In the listing that follows, retype every line from the first through the one containing "ys = alt.Scale(domain=[-3, 2], nice=False, zero=False)". Pictures are to be left out.

........

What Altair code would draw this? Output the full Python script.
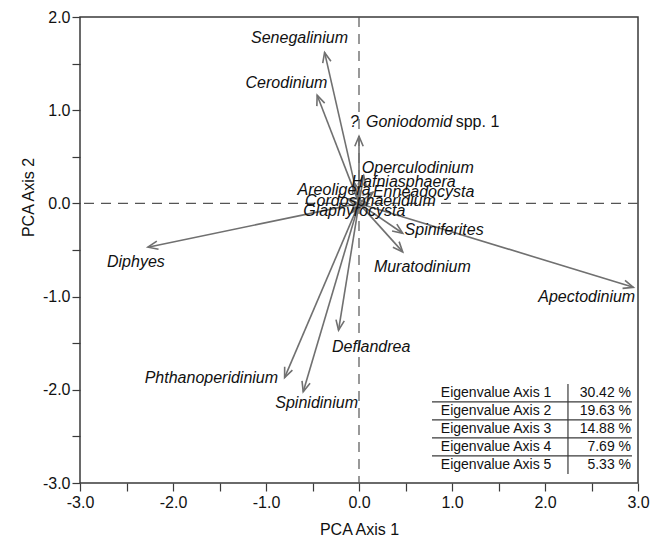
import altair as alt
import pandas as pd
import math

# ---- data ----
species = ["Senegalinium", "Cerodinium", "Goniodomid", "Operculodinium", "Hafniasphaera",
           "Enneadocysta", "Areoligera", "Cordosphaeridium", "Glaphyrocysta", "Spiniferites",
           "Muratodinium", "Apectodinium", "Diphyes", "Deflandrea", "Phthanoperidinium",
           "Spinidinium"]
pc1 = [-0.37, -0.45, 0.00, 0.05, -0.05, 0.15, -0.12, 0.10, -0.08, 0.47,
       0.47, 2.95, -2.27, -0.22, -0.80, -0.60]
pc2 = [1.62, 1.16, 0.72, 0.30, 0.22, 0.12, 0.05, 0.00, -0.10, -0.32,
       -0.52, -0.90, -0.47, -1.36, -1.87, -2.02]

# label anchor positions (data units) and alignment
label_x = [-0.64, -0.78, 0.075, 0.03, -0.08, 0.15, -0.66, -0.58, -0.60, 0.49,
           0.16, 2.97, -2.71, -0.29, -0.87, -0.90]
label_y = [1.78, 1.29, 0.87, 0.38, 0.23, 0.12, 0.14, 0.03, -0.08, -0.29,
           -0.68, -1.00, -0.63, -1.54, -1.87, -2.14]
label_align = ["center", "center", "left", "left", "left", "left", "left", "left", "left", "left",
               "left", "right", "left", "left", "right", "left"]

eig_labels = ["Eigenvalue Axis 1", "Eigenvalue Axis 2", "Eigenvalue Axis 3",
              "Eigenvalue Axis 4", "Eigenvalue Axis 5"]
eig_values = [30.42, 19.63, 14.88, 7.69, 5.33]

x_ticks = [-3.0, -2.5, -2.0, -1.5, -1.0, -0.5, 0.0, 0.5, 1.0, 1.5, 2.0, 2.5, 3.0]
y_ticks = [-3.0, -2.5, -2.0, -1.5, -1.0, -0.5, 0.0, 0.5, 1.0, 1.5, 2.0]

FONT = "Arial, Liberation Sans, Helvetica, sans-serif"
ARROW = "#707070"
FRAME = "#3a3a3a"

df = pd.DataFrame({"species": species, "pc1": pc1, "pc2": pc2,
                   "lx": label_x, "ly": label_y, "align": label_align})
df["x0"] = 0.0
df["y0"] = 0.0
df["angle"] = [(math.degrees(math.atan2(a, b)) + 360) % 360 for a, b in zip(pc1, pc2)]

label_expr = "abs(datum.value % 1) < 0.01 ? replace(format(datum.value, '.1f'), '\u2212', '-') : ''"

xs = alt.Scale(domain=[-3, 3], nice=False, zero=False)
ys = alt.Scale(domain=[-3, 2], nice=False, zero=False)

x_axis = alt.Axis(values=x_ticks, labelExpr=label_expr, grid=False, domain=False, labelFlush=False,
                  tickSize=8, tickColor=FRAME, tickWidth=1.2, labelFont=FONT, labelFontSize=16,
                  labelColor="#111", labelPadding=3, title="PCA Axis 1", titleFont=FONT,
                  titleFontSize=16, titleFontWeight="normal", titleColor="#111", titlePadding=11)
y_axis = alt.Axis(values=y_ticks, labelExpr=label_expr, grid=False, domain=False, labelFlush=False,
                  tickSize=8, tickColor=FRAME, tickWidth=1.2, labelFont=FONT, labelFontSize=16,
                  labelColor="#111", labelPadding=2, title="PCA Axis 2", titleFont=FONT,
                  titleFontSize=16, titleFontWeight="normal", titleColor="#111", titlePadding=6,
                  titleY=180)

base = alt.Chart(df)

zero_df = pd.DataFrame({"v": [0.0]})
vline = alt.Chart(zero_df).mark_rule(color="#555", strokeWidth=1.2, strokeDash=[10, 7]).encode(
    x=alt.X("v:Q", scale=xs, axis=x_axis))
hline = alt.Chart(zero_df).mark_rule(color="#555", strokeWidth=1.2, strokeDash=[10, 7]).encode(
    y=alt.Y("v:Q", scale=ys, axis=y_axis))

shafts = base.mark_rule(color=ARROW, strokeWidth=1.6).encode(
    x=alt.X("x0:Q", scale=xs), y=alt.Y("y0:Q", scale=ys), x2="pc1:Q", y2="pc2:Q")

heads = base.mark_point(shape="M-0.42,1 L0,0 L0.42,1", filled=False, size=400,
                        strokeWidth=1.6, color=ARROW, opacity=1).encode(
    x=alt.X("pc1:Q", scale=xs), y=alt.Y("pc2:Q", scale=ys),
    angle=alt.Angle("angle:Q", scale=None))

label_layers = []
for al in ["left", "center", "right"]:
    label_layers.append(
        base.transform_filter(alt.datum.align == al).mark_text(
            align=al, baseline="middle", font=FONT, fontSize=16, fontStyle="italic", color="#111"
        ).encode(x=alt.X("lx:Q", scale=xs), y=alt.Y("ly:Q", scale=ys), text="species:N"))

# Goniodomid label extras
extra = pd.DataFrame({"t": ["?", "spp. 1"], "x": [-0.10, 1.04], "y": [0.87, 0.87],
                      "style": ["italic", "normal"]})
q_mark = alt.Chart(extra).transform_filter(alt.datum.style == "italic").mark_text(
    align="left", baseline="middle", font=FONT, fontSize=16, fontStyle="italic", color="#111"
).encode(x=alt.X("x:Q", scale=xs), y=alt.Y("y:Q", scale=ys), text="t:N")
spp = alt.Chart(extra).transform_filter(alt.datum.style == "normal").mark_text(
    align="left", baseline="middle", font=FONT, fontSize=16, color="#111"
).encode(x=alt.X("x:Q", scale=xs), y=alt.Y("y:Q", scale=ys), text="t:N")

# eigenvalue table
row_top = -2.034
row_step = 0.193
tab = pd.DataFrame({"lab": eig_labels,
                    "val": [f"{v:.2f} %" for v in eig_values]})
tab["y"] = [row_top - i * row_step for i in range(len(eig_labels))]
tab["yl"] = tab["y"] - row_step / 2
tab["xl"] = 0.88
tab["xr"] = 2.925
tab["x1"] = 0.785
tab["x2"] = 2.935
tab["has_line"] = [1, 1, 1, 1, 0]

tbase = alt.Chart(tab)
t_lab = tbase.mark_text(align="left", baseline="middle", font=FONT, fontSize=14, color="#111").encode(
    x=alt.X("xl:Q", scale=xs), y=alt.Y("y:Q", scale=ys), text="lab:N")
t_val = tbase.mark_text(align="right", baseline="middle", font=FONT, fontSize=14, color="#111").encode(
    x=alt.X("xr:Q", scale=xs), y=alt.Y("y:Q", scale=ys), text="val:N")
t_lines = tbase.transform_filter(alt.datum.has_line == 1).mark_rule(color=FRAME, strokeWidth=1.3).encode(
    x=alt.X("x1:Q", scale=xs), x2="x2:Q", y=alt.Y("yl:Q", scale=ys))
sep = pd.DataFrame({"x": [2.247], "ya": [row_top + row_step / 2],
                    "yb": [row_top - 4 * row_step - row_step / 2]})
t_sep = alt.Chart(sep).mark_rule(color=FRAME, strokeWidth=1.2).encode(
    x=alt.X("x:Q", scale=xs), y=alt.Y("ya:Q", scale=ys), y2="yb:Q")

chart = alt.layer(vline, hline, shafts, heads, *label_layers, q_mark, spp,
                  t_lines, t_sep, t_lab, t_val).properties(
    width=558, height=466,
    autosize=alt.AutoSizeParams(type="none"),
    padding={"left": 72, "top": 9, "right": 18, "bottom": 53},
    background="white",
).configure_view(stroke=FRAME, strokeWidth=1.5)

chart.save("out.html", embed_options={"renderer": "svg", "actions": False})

........

WRITTEN RESPONSE:
What Altair code would draw this? Output the full Python script.
import altair as alt
import pandas as pd
import math

# ---- data ----
species = ["Senegalinium", "Cerodinium", "Goniodomid", "Operculodinium", "Hafniasphaera",
           "Enneadocysta", "Areoligera", "Cordosphaeridium", "Glaphyrocysta", "Spiniferites",
           "Muratodinium", "Apectodinium", "Diphyes", "Deflandrea", "Phthanoperidinium",
           "Spinidinium"]
pc1 = [-0.37, -0.45, 0.00, 0.05, -0.05, 0.15, -0.12, 0.10, -0.08, 0.47,
       0.47, 2.95, -2.27, -0.22, -0.80, -0.60]
pc2 = [1.62, 1.16, 0.72, 0.30, 0.22, 0.12, 0.05, 0.00, -0.10, -0.32,
       -0.52, -0.90, -0.47, -1.36, -1.87, -2.02]

# label anchor positions (data units) and alignment
label_x = [-0.64, -0.78, 0.075, 0.03, -0.08, 0.15, -0.66, -0.58, -0.60, 0.49,
           0.16, 2.97, -2.71, -0.29, -0.87, -0.90]
label_y = [1.78, 1.29, 0.87, 0.38, 0.23, 0.12, 0.14, 0.03, -0.08, -0.29,
           -0.68, -1.00, -0.63, -1.54, -1.87, -2.14]
label_align = ["center", "center", "left", "left", "left", "left", "left", "left", "left", "left",
               "left", "right", "left", "left", "right", "left"]

eig_labels = ["Eigenvalue Axis 1", "Eigenvalue Axis 2", "Eigenvalue Axis 3",
              "Eigenvalue Axis 4", "Eigenvalue Axis 5"]
eig_values = [30.42, 19.63, 14.88, 7.69, 5.33]

x_ticks = [-3.0, -2.5, -2.0, -1.5, -1.0, -0.5, 0.0, 0.5, 1.0, 1.5, 2.0, 2.5, 3.0]
y_ticks = [-3.0, -2.5, -2.0, -1.5, -1.0, -0.5, 0.0, 0.5, 1.0, 1.5, 2.0]

FONT = "Arial, Liberation Sans, Helvetica, sans-serif"
ARROW = "#707070"
FRAME = "#3a3a3a"

df = pd.DataFrame({"species": species, "pc1": pc1, "pc2": pc2,
                   "lx": label_x, "ly": label_y, "align": label_align})
df["x0"] = 0.0
df["y0"] = 0.0
df["angle"] = [(math.degrees(math.atan2(a, b)) + 360) % 360 for a, b in zip(pc1, pc2)]

label_expr = "abs(datum.value % 1) < 0.01 ? replace(format(datum.value, '.1f'), '\u2212', '-') : ''"

xs = alt.Scale(domain=[-3, 3], nice=False, zero=False)
ys = alt.Scale(domain=[-3, 2], nice=False, zero=False)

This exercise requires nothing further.